As if her high school AP classes and college classes weren’t enough, Katie’s a scholar-athlete in five varsity sports, a member of the National Honor Society and the National Foreign Language Honor Society, plays percussion instruments in several school musical ensembles and is working toward her Gold Award in Girl Scouts.
She doesn’t take a break during the summer, either. For the past four summers she’s worked at Indian Island Park’s golf course as a golf instructor teaching children and adults the fundamentals of the game.

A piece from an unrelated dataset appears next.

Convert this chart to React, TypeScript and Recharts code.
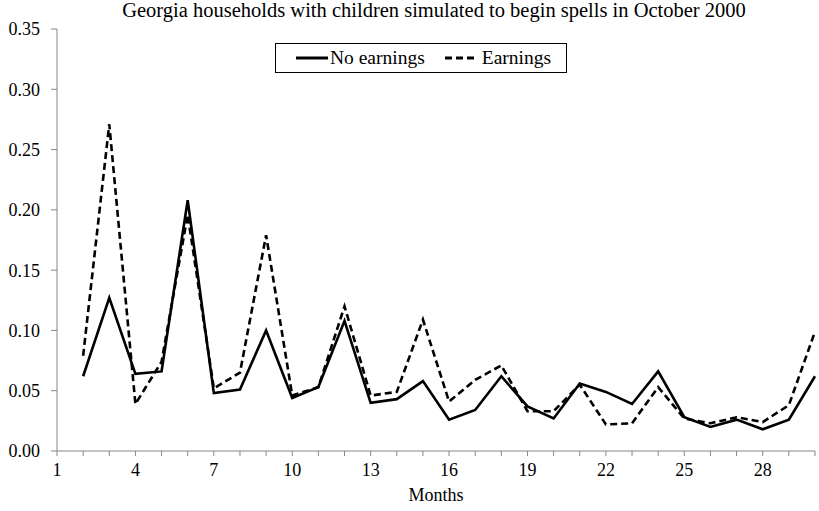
import { Line, LineChart, XAxis, YAxis } from 'recharts';

const months = [2, 3, 4, 5, 6, 7, 8, 9, 10, 11, 12, 13, 14, 15, 16, 17, 18, 19, 20, 21, 22, 23, 24, 25, 26, 27, 28, 29, 30];
const noEarnings = [0.062, 0.127, 0.064, 0.066, 0.208, 0.048, 0.051, 0.1, 0.044, 0.053, 0.108, 0.04, 0.043, 0.058, 0.026, 0.034, 0.062, 0.037, 0.027, 0.056, 0.049, 0.039, 0.066, 0.028, 0.02, 0.026, 0.018, 0.026, 0.062];
const earnings = [0.079, 0.271, 0.039, 0.074, 0.196, 0.052, 0.065, 0.179, 0.046, 0.053, 0.12, 0.046, 0.049, 0.109, 0.041, 0.059, 0.071, 0.033, 0.033, 0.055, 0.022, 0.023, 0.053, 0.027, 0.023, 0.028, 0.024, 0.038, 0.099];
const xTicks = [1, 2, 3, 4, 5, 6, 7, 8, 9, 10, 11, 12, 13, 14, 15, 16, 17, 18, 19, 20, 21, 22, 23, 24, 25, 26, 27, 28, 29, 30];
const yTicks = [0, 0.05, 0.1, 0.15, 0.2, 0.25, 0.3, 0.35];
const title = 'Georgia households with children simulated to begin spells in October 2000';

const data = months.map((m, i) => ({ month: m, noEarnings: noEarnings[i], earnings: earnings[i] }));

const font = "'Liberation Serif', 'DejaVu Serif', serif";

function XTick(props: any) {
    const { x, y, payload } = props;
    if ((payload.value - 1) % 3 !== 0) return <g />;
    return (
        <text x={x} y={y} dy={14} textAnchor="middle" fontSize={18} style={{ fontFamily: font }} fill="#000">
            {payload.value}
        </text>
    );
}

export default function App() {
    return (
        <div style={{ position: 'absolute', left: 0, top: 0, width: 819, height: 511, background: '#fff', fontFamily: font }}>
            <LineChart width={819} height={511} data={data} margin={{ top: 29, right: 4, left: 0, bottom: 30 }} style={{ fontFamily: font }}>
                <XAxis
                    dataKey="month"
                    type="number"
                    domain={[1, 30]}
                    ticks={xTicks}
                    interval={0}
                    tick={<XTick />}
                    tickSize={5}
                    tickMargin={6}
                    height={30}
                    stroke="#868686"
                    label={{ value: 'Months', position: 'bottom', offset: 7, fontSize: 18, fill: '#000', style: { fontFamily: font } }}
                />
                <YAxis
                    domain={[0, 0.35]}
                    ticks={yTicks}
                    interval={0}
                    width={57}
                    tickSize={6}
                    tickMargin={11}
                    stroke="#868686"
                    tickFormatter={(v: number) => v.toFixed(2)}
                    tick={{ fontSize: 18, fill: '#000', style: { fontFamily: font } }}
                />
                <Line dataKey="noEarnings" name="No earnings" stroke="#000" strokeWidth={2.6} dot={false} isAnimationActive={false} />
                <Line dataKey="earnings" name="Earnings" stroke="#000" strokeWidth={2.6} strokeDasharray="7 4" dot={false} isAnimationActive={false} />
            </LineChart>
            <div style={{ position: 'absolute', left: 0, top: -1, width: 868, textAlign: 'center', fontSize: 20.5, color: '#000', whiteSpace: 'nowrap' }}>
                {title}
            </div>
            <div style={{ position: 'absolute', left: 275, top: 43, width: 292, height: 30, boxSizing: 'border-box', border: '1px solid #000', fontSize: 19.5, display: 'flex', alignItems: 'center', paddingLeft: 20, background: '#fff', whiteSpace: 'nowrap' }}>
                <svg width={32} height={4}><line x1={0} y1={2} x2={32} y2={2} stroke="#000" strokeWidth={3} /></svg>
                <span style={{ marginLeft: 2 }}>No earnings</span>
                <svg width={31} height={4} style={{ marginLeft: 20 }}><line x1={0} y1={2} x2={31} y2={2} stroke="#000" strokeWidth={3} strokeDasharray="7 4" /></svg>
                <span style={{ marginLeft: 6 }}>Earnings</span>
            </div>
        </div>
    );
}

In her “spare” time, she volunteers at her church, as a coach for Westhampton Youth Wrestling (where it all started) and is a member of the school superintendent’s Round Table.
Traveling to training camps takes her away from school for up to a week at a time, several times a year. She says she makes up the work as soon as she gets back — including any tests she may have missed — so most of her teachers are fine with her absences. Her classmates “find it super fascinating that I am an Olympic candidate but nobody treats me differently. Everyone is definitely super-supportive of my goal.”
“Traveling around the country is expensive. My mom and I pay for everything. We drive if the competitions are fairly local, but we fly if they’re not,” she said. “I am so grateful to my Nan, my brother Xavier and my mom. My Nan takes care of Xavier and Tiffany, my mini-labradoodle, when we’re away. I couldn’t do what I do without all their support.”
“We work as a team. That’s how life is,” her mother agreed, smiling proudly at her daughter.